I’d like to start today’s Friday rumination with a small mental exercise for the reader. To begin, stand up in your cubicle, open your office door or look out the nearest window. Now look at the people sitting and working, the humans walking by your office door, or all of the people on the street either walking or driving their cars.
Now that you have done that, internalize this fact; every single person you have just laid eyes on has an uncorrected personality trait. It could be as minor as an irresistible need to wash one’s hands, or as major as having a family of immigrants imprisoned in their basement making opium pipes for export, but every single person has at least one. The reasons for this could be many, but I’ll leave it to Robyn Hitchcock to best describe how they got there in perfect three-part harmony.
My uncorrected personality trait is an inability to forgive. If I have made your acquaintance, even for as little as 30 seconds, and I enjoyed the interaction, you are basically my friend for life. However, if you do me wrong just once, I’ll carry it into the afterlife and do my level best to beat your eternal soul into the celestial ether with the nearest harp.
Since this is a place for healthcare musings, let’s focus on the uncorrected personality trait of the Centers for Medicare and Medicaid Services. As we learned from the Supreme Court this week, CMS has a predilection for never having to pay for mistakes to which it owns up.
This past Tuesday, in an unanimous decision (how often does that happen?), the Supreme Court ruled that provider appeal timelines for reimbursement issues cannot be extended beyond those already established. The case in question, Sebelius vs. Auburn Regional Medical Center, involved 18 disproportionate share hospitals who were found to have been underpaid to the tune of millions of dollars from 1987 to 1994. This mass underpayment was discovered as part of another lawsuit filed in 2006 regarding CMS’ process flaws in determining the number of low-income patients treated by hospitals.

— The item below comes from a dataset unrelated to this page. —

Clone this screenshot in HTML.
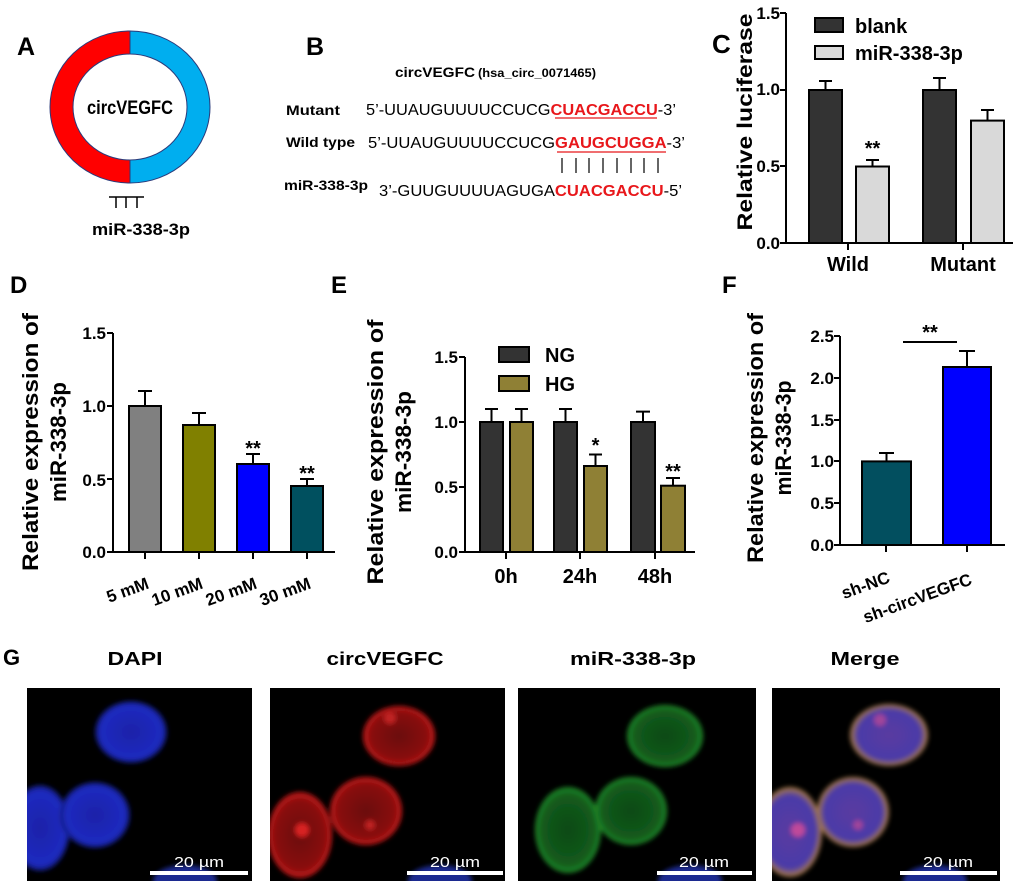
<!DOCTYPE html>
<html><head><meta charset="utf-8"><style>
html,body{margin:0;padding:0;background:#fff;}
svg{display:block;font-family:"Liberation Sans",sans-serif;}
.b{font-weight:bold;}
</style></head><body>
<svg width="1020" height="888" viewBox="0 0 1020 888" xmlns="http://www.w3.org/2000/svg">
<defs>
<filter id="bl" x="-30%" y="-30%" width="160%" height="160%"><feGaussianBlur stdDeviation="2.5"/></filter>
<radialGradient id="gB" cx="50%" cy="50%" r="50%"><stop offset="0" stop-color="#1a22a8"/><stop offset="0.85" stop-color="#1d2ac0"/><stop offset="1" stop-color="#101870"/></radialGradient>
<radialGradient id="gR" cx="50%" cy="50%" r="50%"><stop offset="0" stop-color="#6a0808"/><stop offset="0.8" stop-color="#8a1010"/><stop offset="1" stop-color="#c81616"/></radialGradient>
<radialGradient id="gG" cx="50%" cy="50%" r="50%"><stop offset="0" stop-color="#0c4a14"/><stop offset="0.8" stop-color="#135a1c"/><stop offset="1" stop-color="#1f8a28"/></radialGradient>
<radialGradient id="gM" cx="50%" cy="50%" r="50%"><stop offset="0" stop-color="#5a3aa0"/><stop offset="0.8" stop-color="#4a3aa8"/><stop offset="1" stop-color="#b0803a"/></radialGradient>
</defs>

<!-- Panel A -->
<text x="17" y="55" class="b" font-size="25">A</text>
<path d="M130,31 A80,76 0 0 0 130,183 L130,160 A57,53 0 0 1 130,54 Z" fill="#ff0000" stroke="#2a3a7a" stroke-width="1"/>
<path d="M130,31 A80,76 0 0 1 130,183 L130,160 A57,53 0 0 0 130,54 Z" fill="#00aeef" stroke="#2a3a7a" stroke-width="1"/>
<text x="130" y="114" text-anchor="middle" class="b" font-size="19" textLength="86" lengthAdjust="spacingAndGlyphs">circVEGFC</text>
<path d="M109,197 H144 M116,197 V208 M126,197 V208 M137,197 V208" stroke="#000" stroke-width="1.5" fill="none"/>
<text x="92" y="235" class="b" font-size="17" textLength="98" lengthAdjust="spacingAndGlyphs">miR-338-3p</text>

<!-- Panel B -->
<text x="306" y="55" class="b" font-size="25">B</text>
<text x="395" y="77" class="b" font-size="14" textLength="80" lengthAdjust="spacingAndGlyphs">circVEGFC</text>
<text x="478" y="77" class="b" font-size="12" textLength="118" lengthAdjust="spacingAndGlyphs">(hsa_circ_0071465)</text>
<text x="286" y="115" class="b" font-size="14" textLength="54" lengthAdjust="spacingAndGlyphs">Mutant</text>
<text x="366" y="115" font-size="16" textLength="310" lengthAdjust="spacingAndGlyphs">5’-UUAUGUUUUCCUCG<tspan fill="#e8171b" font-weight="bold">CUACGACCU</tspan>-3’</text>
<text x="286" y="147" class="b" font-size="14" textLength="69" lengthAdjust="spacingAndGlyphs">Wild type</text>
<text x="368" y="148" font-size="16" textLength="317" lengthAdjust="spacingAndGlyphs">5’-UUAUGUUUUCCUCG<tspan fill="#e8171b" font-weight="bold">GAUGCUGGA</tspan>-3’</text>
<line x1="555" y1="118" x2="657" y2="118" stroke="#e8171b" stroke-width="1.3"/>
<line x1="557" y1="152" x2="666" y2="152" stroke="#e8171b" stroke-width="1.3"/>
<g stroke="#000" stroke-width="1.2">
<line x1="562" y1="158" x2="562" y2="173"/><line x1="576" y1="158" x2="576" y2="173"/><line x1="589" y1="158" x2="589" y2="173"/><line x1="603" y1="158" x2="603" y2="173"/><line x1="617" y1="158" x2="617" y2="173"/><line x1="631" y1="158" x2="631" y2="173"/><line x1="644" y1="158" x2="644" y2="173"/><line x1="658" y1="158" x2="658" y2="173"/>
</g>
<text x="284" y="190" class="b" font-size="14" textLength="84" lengthAdjust="spacingAndGlyphs">miR-338-3p</text>
<text x="379" y="196" font-size="16" textLength="303" lengthAdjust="spacingAndGlyphs">3’-GUUGUUUUAGUGA<tspan fill="#e8171b" font-weight="bold">CUACGACCU</tspan>-5’</text>

<!-- Panel C -->
<text x="712" y="53" class="b" font-size="26">C</text>
<text transform="translate(752,122) rotate(-90)" text-anchor="middle" class="b" font-size="21" textLength="217" lengthAdjust="spacingAndGlyphs">Relative luciferase</text>
<g class="b" font-size="17" text-anchor="end">
<text x="780" y="19">1.5</text><text x="780" y="95">1.0</text><text x="780" y="172">0.5</text><text x="780" y="249">0.0</text>
</g>
<g stroke="#000" stroke-width="2" fill="none">
<path d="M786,13 V243 H1013 M780,13 H786 M780,90 H786 M780,166 H786 M780,243 H786 M848,243 V250 M963,243 V250"/>
</g>
<g stroke="#000" stroke-width="2">
<rect x="809" y="90" width="33" height="153" fill="#333"/>
<rect x="856" y="166.5" width="33" height="76.5" fill="#d9d9d9"/>
<rect x="923" y="90" width="33" height="153" fill="#333"/>
<rect x="971" y="120.6" width="33" height="122.4" fill="#d9d9d9"/>
<path d="M825.5,90 V81 M819,81 H832 M872.5,166.5 V160 M866,160 H879 M939.5,90 V78 M933,78 H946 M987.5,120.6 V110 M981,110 H994" fill="none"/>
<rect x="815" y="18" width="28" height="14" fill="#333"/>
<rect x="815" y="46" width="28" height="13" fill="#d9d9d9"/>
</g>
<text x="872.5" y="155" text-anchor="middle" class="b" font-size="20">**</text>
<text x="855" y="33" class="b" font-size="20">blank</text>
<text x="855" y="60" class="b" font-size="20">miR-338-3p</text>
<text x="848" y="271" text-anchor="middle" class="b" font-size="20">Wild</text>
<text x="963" y="271" text-anchor="middle" class="b" font-size="20">Mutant</text>

<!-- Panel D -->
<text x="10" y="293" class="b" font-size="24">D</text>
<text transform="translate(38,442) rotate(-90)" text-anchor="middle" class="b" font-size="22" textLength="258" lengthAdjust="spacingAndGlyphs">Relative expression of</text>
<text transform="translate(66,442) rotate(-90)" text-anchor="middle" class="b" font-size="22" textLength="120" lengthAdjust="spacingAndGlyphs">miR-338-3p</text>
<g class="b" font-size="17" text-anchor="end">
<text x="106" y="339">1.5</text><text x="106" y="412">1.0</text><text x="106" y="486">0.5</text><text x="106" y="558">0.0</text>
</g>
<path d="M113,333 V552 H335 M107,333 H113 M107,406 H113 M107,479 H113 M107,552 H113 M145,552 V559 M199,552 V559 M253,552 V559 M307,552 V559" stroke="#000" stroke-width="2" fill="none"/>
<g stroke="#000" stroke-width="2">
<rect x="129" y="406" width="32" height="146" fill="#808080"/>
<rect x="183" y="425" width="32" height="127" fill="#808000"/>
<rect x="237" y="464" width="32" height="88" fill="#0000ff"/>
<rect x="291" y="486" width="32" height="66" fill="#00505f"/>
<path d="M145,406 V391 M138,391 H152 M199,425 V413 M192,413 H206 M253,464 V454 M246,454 H260 M307,486 V479 M300,479 H314" fill="none"/>
</g>
<text x="253" y="455" text-anchor="middle" class="b" font-size="20">**</text>
<text x="307" y="480" text-anchor="middle" class="b" font-size="20">**</text>
<g class="b" font-size="17" text-anchor="end">
<text transform="translate(150,588) rotate(-20)">5 mM</text>
<text transform="translate(204,588) rotate(-20)">10 mM</text>
<text transform="translate(258,588) rotate(-20)">20 mM</text>
<text transform="translate(312,588) rotate(-20)">30 mM</text>
</g>

<!-- Panel E -->
<text x="331" y="293" class="b" font-size="24">E</text>
<text transform="translate(383,452) rotate(-90)" text-anchor="middle" class="b" font-size="22" textLength="265" lengthAdjust="spacingAndGlyphs">Relative expression of</text>
<text transform="translate(411,452) rotate(-90)" text-anchor="middle" class="b" font-size="22" textLength="122" lengthAdjust="spacingAndGlyphs">miR-338-3p</text>
<g class="b" font-size="17" text-anchor="end">
<text x="458" y="363">1.5</text><text x="458" y="428">1.0</text><text x="458" y="493">0.5</text><text x="458" y="558">0.0</text>
</g>
<path d="M465,357 V552 H695 M459,357 H465 M459,422 H465 M459,487 H465 M459,552 H465 M506,552 V559 M580,552 V559 M655,552 V559" stroke="#000" stroke-width="2" fill="none"/>
<g stroke="#000" stroke-width="2">
<rect x="480" y="422" width="23" height="130" fill="#333"/>
<rect x="510" y="422" width="23" height="130" fill="#8f8035"/>
<rect x="554" y="422" width="23" height="130" fill="#333"/>
<rect x="584" y="466" width="23" height="86" fill="#8f8035"/>
<rect x="631" y="422" width="24" height="130" fill="#333"/>
<rect x="661" y="485.7" width="24" height="66.3" fill="#8f8035"/>
<path d="M491.5,422 V409 M485,409 H498 M521.5,422 V409 M515,409 H528 M565.5,422 V409 M559,409 H572 M595.5,466 V454.5 M589,454.5 H602 M643,422 V411.6 M636,411.6 H650 M673,485.7 V478 M666,478 H680" fill="none"/>
<rect x="499" y="347" width="30" height="15" fill="#333"/>
<rect x="499" y="376" width="30" height="15" fill="#8f8035"/>
</g>
<text x="545" y="362" class="b" font-size="20">NG</text>
<text x="545" y="391" class="b" font-size="20">HG</text>
<text x="595.5" y="452" text-anchor="middle" class="b" font-size="20">*</text>
<text x="673" y="478" text-anchor="middle" class="b" font-size="20">**</text>
<g class="b" font-size="20" text-anchor="middle">
<text x="506" y="583">0h</text><text x="580" y="583">24h</text><text x="655" y="583">48h</text>
</g>

<!-- Panel F -->
<text x="722" y="293" class="b" font-size="24">F</text>
<text transform="translate(763,438) rotate(-90)" text-anchor="middle" class="b" font-size="22" textLength="250" lengthAdjust="spacingAndGlyphs">Relative expression of</text>
<text transform="translate(791,438) rotate(-90)" text-anchor="middle" class="b" font-size="22" textLength="115" lengthAdjust="spacingAndGlyphs">miR-338-3p</text>
<g class="b" font-size="17" text-anchor="end">
<text x="834" y="342">2.5</text><text x="834" y="384">2.0</text><text x="834" y="426">1.5</text><text x="834" y="467">1.0</text><text x="834" y="509">0.5</text><text x="834" y="551">0.0</text>
</g>
<path d="M840,336 V545 H1005 M834,336 H840 M834,378 H840 M834,420 H840 M834,461 H840 M834,503 H840 M834,545 H840 M886,545 V552 M967,545 V552" stroke="#000" stroke-width="2" fill="none"/>
<g stroke="#000" stroke-width="2">
<rect x="862" y="461.4" width="49" height="83.6" fill="#024f5f"/>
<rect x="943" y="367" width="48" height="178" fill="#0000ff"/>
<path d="M886.5,461.4 V453 M879,453 H894 M967,367 V351 M959,351 H975 M903,342 H957" fill="none"/>
</g>
<text x="930" y="339" text-anchor="middle" class="b" font-size="20">**</text>
<g class="b" font-size="17" text-anchor="end">
<text transform="translate(891,582) rotate(-20)">sh-NC</text>
<text transform="translate(973,584) rotate(-20)">sh-circVEGFC</text>
</g>

<!-- Panel G -->
<text x="3" y="665" class="b" font-size="22">G</text>
<g class="b" font-size="18" text-anchor="middle">
<text x="135" y="665" textLength="55" lengthAdjust="spacingAndGlyphs">DAPI</text>
<text x="385" y="665" textLength="117" lengthAdjust="spacingAndGlyphs">circVEGFC</text>
<text x="633" y="665" textLength="126" lengthAdjust="spacingAndGlyphs">miR-338-3p</text>
<text x="865" y="665" textLength="69" lengthAdjust="spacingAndGlyphs">Merge</text>
</g>
<svg x="27" y="688" width="225" height="193" viewBox="27 688 225 193">
<rect x="27" y="688" width="225" height="193" fill="#000"/>
<g filter="url(#bl)">
<ellipse cx="131" cy="732" rx="36" ry="31" fill="url(#gB)"/>
<ellipse cx="40" cy="828" rx="30" ry="43" fill="url(#gB)"/>
<ellipse cx="95" cy="815" rx="35" ry="33" fill="url(#gB)"/>
<ellipse cx="185" cy="881" rx="32" ry="16" fill="#1a2a90"/>
</g>
<rect x="150" y="871" width="98" height="4" fill="#fff"/>
<text x="199" y="867" text-anchor="middle" fill="#fff" font-size="15" textLength="50" lengthAdjust="spacingAndGlyphs">20 µm</text>
</svg>
<svg x="270" y="688" width="235" height="193" viewBox="270 688 235 193">
<rect x="270" y="688" width="235" height="193" fill="#000"/>
<g filter="url(#bl)">
<ellipse cx="399" cy="736" rx="36" ry="30" fill="url(#gR)"/>
<ellipse cx="300" cy="835" rx="32" ry="43" fill="url(#gR)"/>
<ellipse cx="366" cy="811" rx="36" ry="34" fill="url(#gR)"/>
<circle cx="302" cy="830" r="7" fill="#d82020"/><circle cx="390" cy="718" r="6" fill="#c02020"/><circle cx="370" cy="825" r="5" fill="#c02020"/>
<ellipse cx="440" cy="881" rx="32" ry="16" fill="#1a2a90"/>
</g>
<rect x="407" y="871" width="96" height="4" fill="#fff"/>
<text x="455" y="867" text-anchor="middle" fill="#fff" font-size="15" textLength="50" lengthAdjust="spacingAndGlyphs">20 µm</text>
</svg>
<svg x="518" y="688" width="238" height="193" viewBox="518 688 238 193">
<rect x="518" y="688" width="238" height="193" fill="#000"/>
<g filter="url(#bl)">
<ellipse cx="665" cy="736" rx="38" ry="31" fill="url(#gG)"/>
<ellipse cx="568" cy="830" rx="33" ry="43" fill="url(#gG)"/>
<ellipse cx="631" cy="811" rx="36" ry="34" fill="url(#gG)"/>
<ellipse cx="690" cy="881" rx="32" ry="16" fill="#1a2a90"/>
</g>
<rect x="657" y="871" width="95" height="4" fill="#fff"/>
<text x="704" y="867" text-anchor="middle" fill="#fff" font-size="15" textLength="50" lengthAdjust="spacingAndGlyphs">20 µm</text>
</svg>
<svg x="772" y="688" width="228" height="193" viewBox="772 688 228 193">
<rect x="772" y="688" width="228" height="193" fill="#000"/>
<g filter="url(#bl)">
<ellipse cx="889" cy="735" rx="39" ry="31" fill="url(#gM)"/>
<ellipse cx="790" cy="832" rx="32" ry="45" fill="url(#gM)"/>
<ellipse cx="853" cy="812" rx="36" ry="35" fill="url(#gM)"/>
<circle cx="798" cy="830" r="7" fill="#c04a9a"/><circle cx="880" cy="720" r="6" fill="#a0449a"/><circle cx="858" cy="825" r="5" fill="#a0449a"/>
<ellipse cx="935" cy="881" rx="32" ry="16" fill="#1a2a90"/>
</g>
<rect x="900" y="871" width="97" height="4" fill="#fff"/>
<text x="948" y="867" text-anchor="middle" fill="#fff" font-size="15" textLength="50" lengthAdjust="spacingAndGlyphs">20 µm</text>
</svg>
</svg>
</body></html>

The hospitals argued that because CMS failed to disclose the calculation error, the usual appeal timelines of 180 days or 3 years for good cause should be lifted. CMS countered that appeal timelines could not be extended, and the Supreme Court upheld CMS’ decision.
So to summarize, CMS failed to reimburse hospitals properly over a seven-year period, found out about it 12 years later, declined to rectify the error when it was found and the hospitals affected are now legally required to be stuck holding the bag for patients who had no ability to pay at the time of service.
Some of us have facial tics, some of us are slaves to ritual and some, like me, have an inability to forgive. Compared to CMS being one of the few entities in this world legally allowed to be a financial deadbeat based strictly on the calendar, all of our uncorrected personality traits combined pale in comparison.
Someday, in the lands far beyond, perhaps we’ll all discover how the employees of CMS who are responsible for Medicare payment rules feel about the blunt side of a harp.